=== SHORT EXERCISE ===
Exactly and only the lines from the first entry through the line with "import pandas as pd" should be copied, both ends included, with no pictures.

=== PROVIDED MATERIAL ===
--------------------------------------------------

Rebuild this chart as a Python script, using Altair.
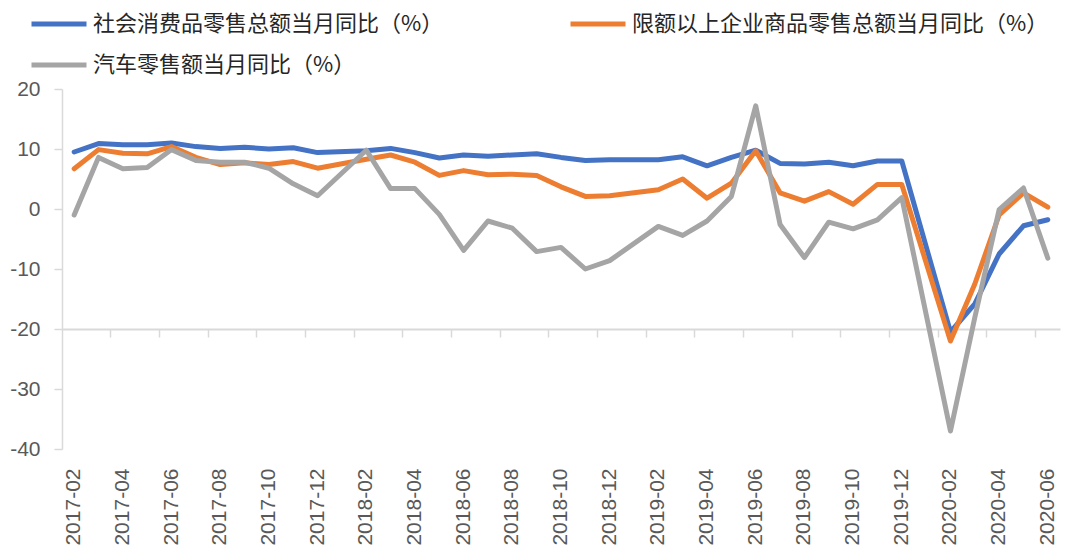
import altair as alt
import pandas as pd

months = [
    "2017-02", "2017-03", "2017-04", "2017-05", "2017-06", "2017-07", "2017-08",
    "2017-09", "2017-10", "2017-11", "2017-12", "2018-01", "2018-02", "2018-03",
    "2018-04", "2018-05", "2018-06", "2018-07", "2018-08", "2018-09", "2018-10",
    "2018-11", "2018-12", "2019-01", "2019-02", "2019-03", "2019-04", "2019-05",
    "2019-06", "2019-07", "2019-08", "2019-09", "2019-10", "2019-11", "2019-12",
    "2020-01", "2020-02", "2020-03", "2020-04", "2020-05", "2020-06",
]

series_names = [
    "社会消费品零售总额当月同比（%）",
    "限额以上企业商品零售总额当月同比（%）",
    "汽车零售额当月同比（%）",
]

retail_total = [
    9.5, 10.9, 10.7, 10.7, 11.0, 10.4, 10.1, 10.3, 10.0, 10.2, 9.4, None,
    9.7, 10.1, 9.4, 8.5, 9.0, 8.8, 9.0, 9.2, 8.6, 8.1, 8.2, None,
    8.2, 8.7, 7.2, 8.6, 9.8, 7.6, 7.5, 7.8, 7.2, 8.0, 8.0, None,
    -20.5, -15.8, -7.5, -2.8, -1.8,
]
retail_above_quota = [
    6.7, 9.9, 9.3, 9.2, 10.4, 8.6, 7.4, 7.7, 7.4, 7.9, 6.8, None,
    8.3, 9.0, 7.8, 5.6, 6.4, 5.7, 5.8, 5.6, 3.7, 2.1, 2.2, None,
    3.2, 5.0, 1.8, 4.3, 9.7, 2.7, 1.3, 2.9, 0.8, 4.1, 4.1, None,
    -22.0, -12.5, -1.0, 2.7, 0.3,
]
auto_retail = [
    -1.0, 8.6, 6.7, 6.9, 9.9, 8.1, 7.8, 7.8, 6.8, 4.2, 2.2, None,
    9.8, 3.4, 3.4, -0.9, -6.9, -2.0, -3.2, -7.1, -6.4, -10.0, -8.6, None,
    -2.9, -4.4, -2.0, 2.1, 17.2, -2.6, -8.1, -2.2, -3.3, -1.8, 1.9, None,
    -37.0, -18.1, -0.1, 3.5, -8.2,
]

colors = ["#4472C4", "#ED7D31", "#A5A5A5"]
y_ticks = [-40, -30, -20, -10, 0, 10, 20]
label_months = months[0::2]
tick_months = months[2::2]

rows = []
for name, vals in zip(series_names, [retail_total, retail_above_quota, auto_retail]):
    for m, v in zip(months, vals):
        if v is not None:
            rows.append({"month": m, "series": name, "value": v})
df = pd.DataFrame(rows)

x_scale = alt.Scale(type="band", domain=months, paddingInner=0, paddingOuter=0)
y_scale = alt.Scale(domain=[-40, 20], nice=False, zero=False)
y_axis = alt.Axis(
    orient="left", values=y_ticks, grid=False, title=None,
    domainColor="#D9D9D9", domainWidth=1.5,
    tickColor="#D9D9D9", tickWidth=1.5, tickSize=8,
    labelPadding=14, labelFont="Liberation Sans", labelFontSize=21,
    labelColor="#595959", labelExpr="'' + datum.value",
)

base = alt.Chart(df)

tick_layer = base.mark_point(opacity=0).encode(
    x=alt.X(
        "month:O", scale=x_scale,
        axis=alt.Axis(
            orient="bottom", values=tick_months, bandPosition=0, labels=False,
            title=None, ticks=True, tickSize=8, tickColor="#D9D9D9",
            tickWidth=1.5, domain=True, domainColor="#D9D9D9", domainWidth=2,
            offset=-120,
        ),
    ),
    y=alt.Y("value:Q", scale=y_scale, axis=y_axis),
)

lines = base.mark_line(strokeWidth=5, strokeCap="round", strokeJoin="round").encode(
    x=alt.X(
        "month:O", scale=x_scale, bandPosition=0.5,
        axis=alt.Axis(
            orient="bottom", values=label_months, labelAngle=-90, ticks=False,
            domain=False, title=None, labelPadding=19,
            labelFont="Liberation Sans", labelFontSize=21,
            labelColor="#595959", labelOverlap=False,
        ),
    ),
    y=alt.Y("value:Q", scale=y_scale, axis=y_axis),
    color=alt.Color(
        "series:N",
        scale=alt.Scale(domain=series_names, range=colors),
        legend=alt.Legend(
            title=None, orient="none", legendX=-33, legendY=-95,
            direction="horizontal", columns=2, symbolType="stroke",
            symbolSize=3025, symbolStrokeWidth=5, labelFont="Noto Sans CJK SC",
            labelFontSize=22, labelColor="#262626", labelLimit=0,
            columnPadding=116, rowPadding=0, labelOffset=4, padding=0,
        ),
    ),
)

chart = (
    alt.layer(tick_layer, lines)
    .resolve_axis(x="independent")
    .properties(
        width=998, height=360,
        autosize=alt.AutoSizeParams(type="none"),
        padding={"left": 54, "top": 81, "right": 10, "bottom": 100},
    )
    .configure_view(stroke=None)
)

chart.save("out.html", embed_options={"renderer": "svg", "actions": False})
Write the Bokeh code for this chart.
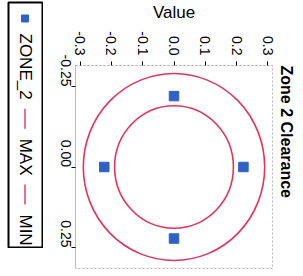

--------------------------------------------------

=== ANSWER BELOW ===
Rebuild this chart as a Python script, using Altair.
import altair as alt
import pandas as pd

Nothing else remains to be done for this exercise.